▶ [Given instruction] Pictures stay out of the copy; set down each line of the listing below exactly.

▶ [Given information]
--------------------------------------------------

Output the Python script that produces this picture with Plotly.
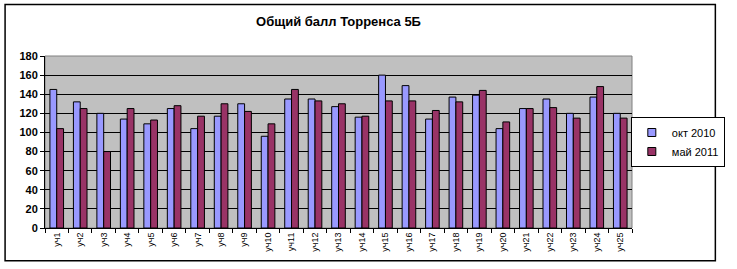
import plotly.graph_objects as go

categories = [f"уч{i}" for i in range(1, 26)]
oct_2010 = [145, 132, 120, 114, 109, 125, 104, 117, 130, 96, 135, 135, 127, 116, 160,
            149, 114, 137, 139, 104, 125, 135, 120, 137, 120]
may_2011 = [104, 125, 80, 125, 113, 128, 117, 130, 122, 109, 145, 133, 130, 117, 133,
            133, 123, 132, 144, 111, 125, 126, 115, 148, 115]
y_ticks = [0, 20, 40, 60, 80, 100, 120, 140, 160, 180]
series_names = ["окт 2010", "май 2011"]
series_colors = ["#9999FF", "#993366"]

FONT = "Liberation Sans, Arial, sans-serif"

fig = go.Figure()
for name, vals, col in zip(series_names, [oct_2010, may_2011], series_colors):
    fig.add_trace(go.Bar(x=categories, y=vals, name=name, showlegend=False, legendgroup=name,
                         marker=dict(color=col, line=dict(color="black", width=1))))
for name, col in zip(series_names, series_colors):
    fig.add_trace(go.Scatter(x=[None], y=[None], mode="markers", name=name, legendgroup=name,
                             marker=dict(symbol="square", size=8, color=col,
                                         line=dict(color="black", width=1))))

fig.update_layout(
    width=737, height=269,
    margin=dict(l=45, r=90, t=56, b=41),
    paper_bgcolor="white", plot_bgcolor="#C0C0C0",
    barmode="group", bargap=0.42, bargroupgap=0,
    font=dict(family=FONT, color="black"),
    title=dict(text="<b>Общий балл Торренса 5Б</b>", x=0.5, xref="paper", xanchor="center",
               y=0.92, yanchor="middle", font=dict(size=13, family=FONT)),
    legend=dict(x=0.998, y=0.5, xanchor="left", yanchor="middle",
                bordercolor="black", borderwidth=1, bgcolor="white",
                font=dict(size=11, family=FONT), itemwidth=30, tracegroupgap=0),
    showlegend=True,
)
fig.update_xaxes(type="category", tickangle=-90, tickfont=dict(size=9, family=FONT),
                 showline=True, linecolor="black", linewidth=1,
                 ticks="outside", ticklen=4, tickcolor="black", tickson="boundaries",
                 showgrid=False)
fig.update_yaxes(range=[0, 180], tickvals=y_ticks, tickfont=dict(size=11, family=FONT, weight="bold"),
                 showline=True, linecolor="black", linewidth=1, mirror=False,
                 ticks="outside", ticklen=4, tickcolor="black",
                 showgrid=True, gridcolor="black", gridwidth=1, zeroline=False)

# outer chart border and plot frame
fig.add_shape(type="rect", xref="paper", yref="paper", x0=-0.068, x1=1.142, y0=-0.19, y1=1.3,
              line=dict(color="black", width=1.5), fillcolor="rgba(0,0,0,0)", layer="above")
fig.add_shape(type="rect", xref="paper", yref="paper", x0=0, x1=1, y0=0, y1=1,
              line=dict(color="#808080", width=1), fillcolor="rgba(0,0,0,0)", layer="below")

fig.write_html("out.html")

--------------------------------------------------

▶ [Solution to this problem]
Output the Python script that produces this picture with Plotly.
import plotly.graph_objects as go

categories = [f"уч{i}" for i in range(1, 26)]
oct_2010 = [145, 132, 120, 114, 109, 125, 104, 117, 130, 96, 135, 135, 127, 116, 160,
            149, 114, 137, 139, 104, 125, 135, 120, 137, 120]
may_2011 = [104, 125, 80, 125, 113, 128, 117, 130, 122, 109, 145, 133, 130, 117, 133,
            133, 123, 132, 144, 111, 125, 126, 115, 148, 115]
y_ticks = [0, 20, 40, 60, 80, 100, 120, 140, 160, 180]
series_names = ["окт 2010", "май 2011"]
series_colors = ["#9999FF", "#993366"]

FONT = "Liberation Sans, Arial, sans-serif"

fig = go.Figure()
for name, vals, col in zip(series_names, [oct_2010, may_2011], series_colors):
    fig.add_trace(go.Bar(x=categories, y=vals, name=name, showlegend=False, legendgroup=name,
                         marker=dict(color=col, line=dict(color="black", width=1))))
for name, col in zip(series_names, series_colors):
    fig.add_trace(go.Scatter(x=[None], y=[None], mode="markers", name=name, legendgroup=name,
                             marker=dict(symbol="square", size=8, color=col,
                                         line=dict(color="black", width=1))))

fig.update_layout(
    width=737, height=269,
    margin=dict(l=45, r=90, t=56, b=41),
    paper_bgcolor="white", plot_bgcolor="#C0C0C0",
    barmode="group", bargap=0.42, bargroupgap=0,
    font=dict(family=FONT, color="black"),
    title=dict(text="<b>Общий балл Торренса 5Б</b>", x=0.5, xref="paper", xanchor="center",
               y=0.92, yanchor="middle", font=dict(size=13, family=FONT)),
    legend=dict(x=0.998, y=0.5, xanchor="left", yanchor="middle",
                bordercolor="black", borderwidth=1, bgcolor="white",
                font=dict(size=11, family=FONT), itemwidth=30, tracegroupgap=0),
    showlegend=True,
)
fig.update_xaxes(type="category", tickangle=-90, tickfont=dict(size=9, family=FONT),
                 showline=True, linecolor="black", linewidth=1,
                 ticks="outside", ticklen=4, tickcolor="black", tickson="boundaries",
                 showgrid=False)
fig.update_yaxes(range=[0, 180], tickvals=y_ticks, tickfont=dict(size=11, family=FONT, weight="bold"),
                 showline=True, linecolor="black", linewidth=1, mirror=False,
                 ticks="outside", ticklen=4, tickcolor="black",
                 showgrid=True, gridcolor="black", gridwidth=1, zeroline=False)

# outer chart border and plot frame
fig.add_shape(type="rect", xref="paper", yref="paper", x0=-0.068, x1=1.142, y0=-0.19, y1=1.3,
              line=dict(color="black", width=1.5), fillcolor="rgba(0,0,0,0)", layer="above")
fig.add_shape(type="rect", xref="paper", yref="paper", x0=0, x1=1, y0=0, y1=1,
              line=dict(color="#808080", width=1), fillcolor="rgba(0,0,0,0)", layer="below")

fig.write_html("out.html")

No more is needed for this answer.